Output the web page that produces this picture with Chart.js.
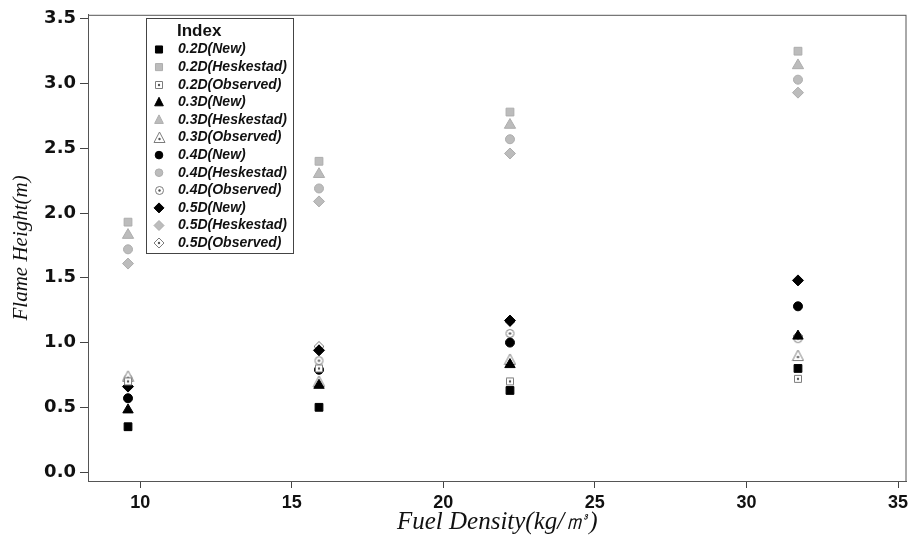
<!DOCTYPE html>
<html>
<head>
<meta charset="utf-8">
<title>Flame Height vs Fuel Density</title>
<script src="https://cdn.jsdelivr.net/npm/chart.js@4.4.0/dist/chart.umd.min.js"></script>
<style>
  body { margin: 0; background: #fff; overflow: hidden; }
  #wrap { width: 908px; height: 543px; overflow: hidden; }
</style>
</head>
<body>
<div id="wrap"><canvas id="flameChart" width="914" height="543"></canvas></div>
<script>
// fuel density of each test (kg/m3)
const fuelDensity = [9.6, 15.9, 22.2, 31.7];

// flame heights (m)
const new02 = [0.35, 0.50, 0.63, 0.80];
const new03 = [0.48, 0.67, 0.83, 1.05];
const new04 = [0.57, 0.79, 1.00, 1.28];
const new05 = [0.66, 0.94, 1.17, 1.48];

const hesk02 = [1.93, 2.40, 2.78, 3.25];
const hesk03 = [1.83, 2.30, 2.68, 3.14];
const hesk04 = [1.72, 2.19, 2.57, 3.03];
const hesk05 = [1.61, 2.09, 2.46, 2.93];

const obs02 = [0.70, 0.80, 0.70, 0.72];
const obs03 = [0.74, 0.70, 0.87, 0.90];
const obs04 = [0.72, 0.86, 1.07, 1.03];
const obs05 = [0.71, 0.97, 1.16, 1.05];

const xTicks = [10, 15, 20, 25, 30, 35];
const yTicks = [0, 0.5, 1, 1.5, 2, 2.5, 3, 3.5];

function points(arr) {
    return fuelDensity.map((x, i) => ({ x: x, y: arr[i] }));
}

// open marker with a dot in the middle (the "Observed" symbols)
function openMarker(shape, size) {
    const c = document.createElement("canvas");
    c.width = size;
    c.height = size;
    const g = c.getContext("2d");
    const m = size / 2;
    g.strokeStyle = "#7c7c7c";
    g.fillStyle = "#fff";
    g.lineWidth = 1;
    g.beginPath();
    if (shape === "rect") {
        g.rect(1.5, 1.5, size - 3, size - 3);
    } else if (shape === "triangle") {
        g.moveTo(m, 1);
        g.lineTo(size - 1, size - 1.5);
        g.lineTo(1, size - 1.5);
        g.closePath();
    } else if (shape === "circle") {
        g.arc(m, m, m - 1.5, 0, Math.PI * 2);
    } else {
        g.moveTo(m, 1);
        g.lineTo(size - 1, m);
        g.lineTo(m, size - 1);
        g.lineTo(1, m);
        g.closePath();
    }
    g.fill();
    g.stroke();
    g.fillStyle = "#555";
    g.beginPath();
    g.arc(m, shape === "triangle" ? m + 1.5 : m, 1.2, 0, Math.PI * 2);
    g.fill();
    return c;
}

const black = "#000";
const grey = "#bcbcbc";
const greyEdge = "#adadad";

function filled(label, data, shape, radius, fill, edge) {
    return {
        label: label,
        data: points(data),
        pointStyle: shape,
        pointRadius: radius,
        pointHoverRadius: radius,
        backgroundColor: fill,
        borderColor: edge,
        borderWidth: 1
    };
}

function observed(label, data, shape, size) {
    return {
        label: label,
        data: points(data),
        pointStyle: openMarker(shape, size),
        pointRadius: size / 2,
        backgroundColor: "#fff",
        borderColor: "#7c7c7c"
    };
}

const datasets = [
    filled("0.2D(New)", new02, "rect", 5.5, black, black),
    filled("0.2D(Heskestad)", hesk02, "rect", 5.5, grey, greyEdge),
    observed("0.2D(Observed)", obs02, "rect", 10),
    filled("0.3D(New)", new03, "triangle", 6, black, black),
    filled("0.3D(Heskestad)", hesk03, "triangle", 6.5, grey, greyEdge),
    observed("0.3D(Observed)", obs03, "triangle", 13),
    filled("0.4D(New)", new04, "circle", 4.5, black, black),
    filled("0.4D(Heskestad)", hesk04, "circle", 4.5, grey, greyEdge),
    observed("0.4D(Observed)", obs04, "circle", 11),
    filled("0.5D(New)", new05, "rectRot", 5.5, black, black),
    filled("0.5D(Heskestad)", hesk05, "rectRot", 5.5, grey, greyEdge),
    observed("0.5D(Observed)", obs05, "rectRot", 12)
];

function drawShape(ctx, style, x, y, r) {
    if (style === "rect") {
        const s = r / Math.SQRT2;
        ctx.rect(x - s, y - s, 2 * s, 2 * s);
    } else if (style === "triangle") {
        ctx.moveTo(x, y - r);
        ctx.lineTo(x + r * 0.866, y + r * 0.5 + 1);
        ctx.lineTo(x - r * 0.866, y + r * 0.5 + 1);
        ctx.closePath();
    } else if (style === "circle") {
        ctx.arc(x, y, r * 0.85, 0, Math.PI * 2);
    } else {
        ctx.moveTo(x, y - r);
        ctx.lineTo(x + r, y);
        ctx.lineTo(x, y + r);
        ctx.lineTo(x - r, y);
        ctx.closePath();
    }
}

// frame around the plot + the "Index" legend box
const framePlugin = {
    id: "frameAndLegend",
    afterDraw(chart) {
        const ctx = chart.ctx;
        const a = chart.chartArea;
        ctx.save();
        ctx.strokeStyle = "#555";
        ctx.lineWidth = 1;
        ctx.strokeRect(a.left + 0.5, a.top + 0.5, a.right - a.left - 1, a.bottom - a.top);

        // legend
        ctx.fillStyle = "#fff";
        ctx.fillRect(146, 18, 147, 235);
        ctx.strokeStyle = "#444";
        ctx.strokeRect(146.5, 18.5, 147, 235);

        ctx.fillStyle = "#111";
        ctx.textBaseline = "middle";
        ctx.textAlign = "left";
        ctx.font = "bold 17px 'Liberation Sans', Arial, sans-serif";
        ctx.fillText("Index", 177, 31);

        ctx.font = "italic bold 14px 'Liberation Sans', Arial, sans-serif";
        chart.data.datasets.forEach((ds, i) => {
            const y = 49.5 + i * 17.6;
            const x = 159;
            const style = ds.pointStyle;
            if (style instanceof HTMLCanvasElement) {
                ctx.drawImage(style, Math.round(x - style.width / 2), Math.round(y - style.height / 2));
            } else {
                ctx.fillStyle = ds.backgroundColor;
                ctx.strokeStyle = ds.borderColor;
                ctx.lineWidth = 1;
                ctx.beginPath();
                drawShape(ctx, style, x, y, Math.min(ds.pointRadius, 5));
                ctx.fill();
                ctx.stroke();
            }
            ctx.fillStyle = "#111";
            ctx.fillText(ds.label, 178, y);
        });
        ctx.restore();
    }
};

new Chart(document.getElementById("flameChart").getContext("2d"), {
    type: "scatter",
    data: { datasets: datasets },
    options: {
        responsive: false,
        animation: false,
        devicePixelRatio: 1,
        layout: { padding: { top: 12, right: 0, left: 0, bottom: 0 } },
        plugins: {
            legend: { display: false },
            tooltip: { enabled: false }
        },
        scales: {
            x: {
                type: "linear",
                min: 8.28,
                max: 35.28,
                afterBuildTicks: (scale) => { scale.ticks = xTicks.map(v => ({ value: v })); },
                afterFit: (scale) => { scale.height = 62; },
                grid: { drawOnChartArea: false, drawTicks: true, tickLength: 7, color: "#444" },
                border: { display: true, color: "#555" },
                ticks: {
                    padding: 4,
                    color: "#111",
                    font: { family: "'Liberation Sans', Arial, sans-serif", size: 18, weight: "bold" },
                    maxRotation: 0
                },
                title: {
                    display: true,
                    text: "Fuel Density(kg/㎥)",
                    color: "#111",
                    padding: { top: 6, bottom: 6 },
                    font: { family: "'Liberation Serif', 'Times New Roman', serif", size: 25, style: "italic" }
                }
            },
            y: {
                type: "linear",
                min: -0.069,
                max: 3.531,
                afterBuildTicks: (scale) => { scale.ticks = yTicks.map(v => ({ value: v })); },
                afterFit: (scale) => { scale.width = 88; },
                grid: { drawOnChartArea: false, drawTicks: true, tickLength: 8, color: "#444" },
                border: { display: true, color: "#555" },
                ticks: {
                    padding: 4,
                    color: "#111",
                    font: { family: "'DejaVu Sans', sans-serif", size: 18, weight: "bold" },
                    callback: (v) => Number(v).toFixed(1)
                },
                title: {
                    display: true,
                    text: "Flame Height(m)",
                    color: "#111",
                    padding: { top: 9, bottom: 9 },
                    font: { family: "'Liberation Serif', 'Times New Roman', serif", size: 21, style: "italic" }
                }
            }
        }
    },
    plugins: [framePlugin]
});
</script>
</body>
</html>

## WHAT YOU HAVE TO DO
Restate the data word for word from its first line through the line with "const hesk05 = [1.61, 2.09, 2.46, 2.93];", leaving out any picture along the way.

## THE RESPONSE
Output the web page that produces this picture with Chart.js.
<!DOCTYPE html>
<html>
<head>
<meta charset="utf-8">
<title>Flame Height vs Fuel Density</title>
<script src="https://cdn.jsdelivr.net/npm/chart.js@4.4.0/dist/chart.umd.min.js"></script>
<style>
  body { margin: 0; background: #fff; overflow: hidden; }
  #wrap { width: 908px; height: 543px; overflow: hidden; }
</style>
</head>
<body>
<div id="wrap"><canvas id="flameChart" width="914" height="543"></canvas></div>
<script>
// fuel density of each test (kg/m3)
const fuelDensity = [9.6, 15.9, 22.2, 31.7];

// flame heights (m)
const new02 = [0.35, 0.50, 0.63, 0.80];
const new03 = [0.48, 0.67, 0.83, 1.05];
const new04 = [0.57, 0.79, 1.00, 1.28];
const new05 = [0.66, 0.94, 1.17, 1.48];

const hesk02 = [1.93, 2.40, 2.78, 3.25];
const hesk03 = [1.83, 2.30, 2.68, 3.14];
const hesk04 = [1.72, 2.19, 2.57, 3.03];
const hesk05 = [1.61, 2.09, 2.46, 2.93];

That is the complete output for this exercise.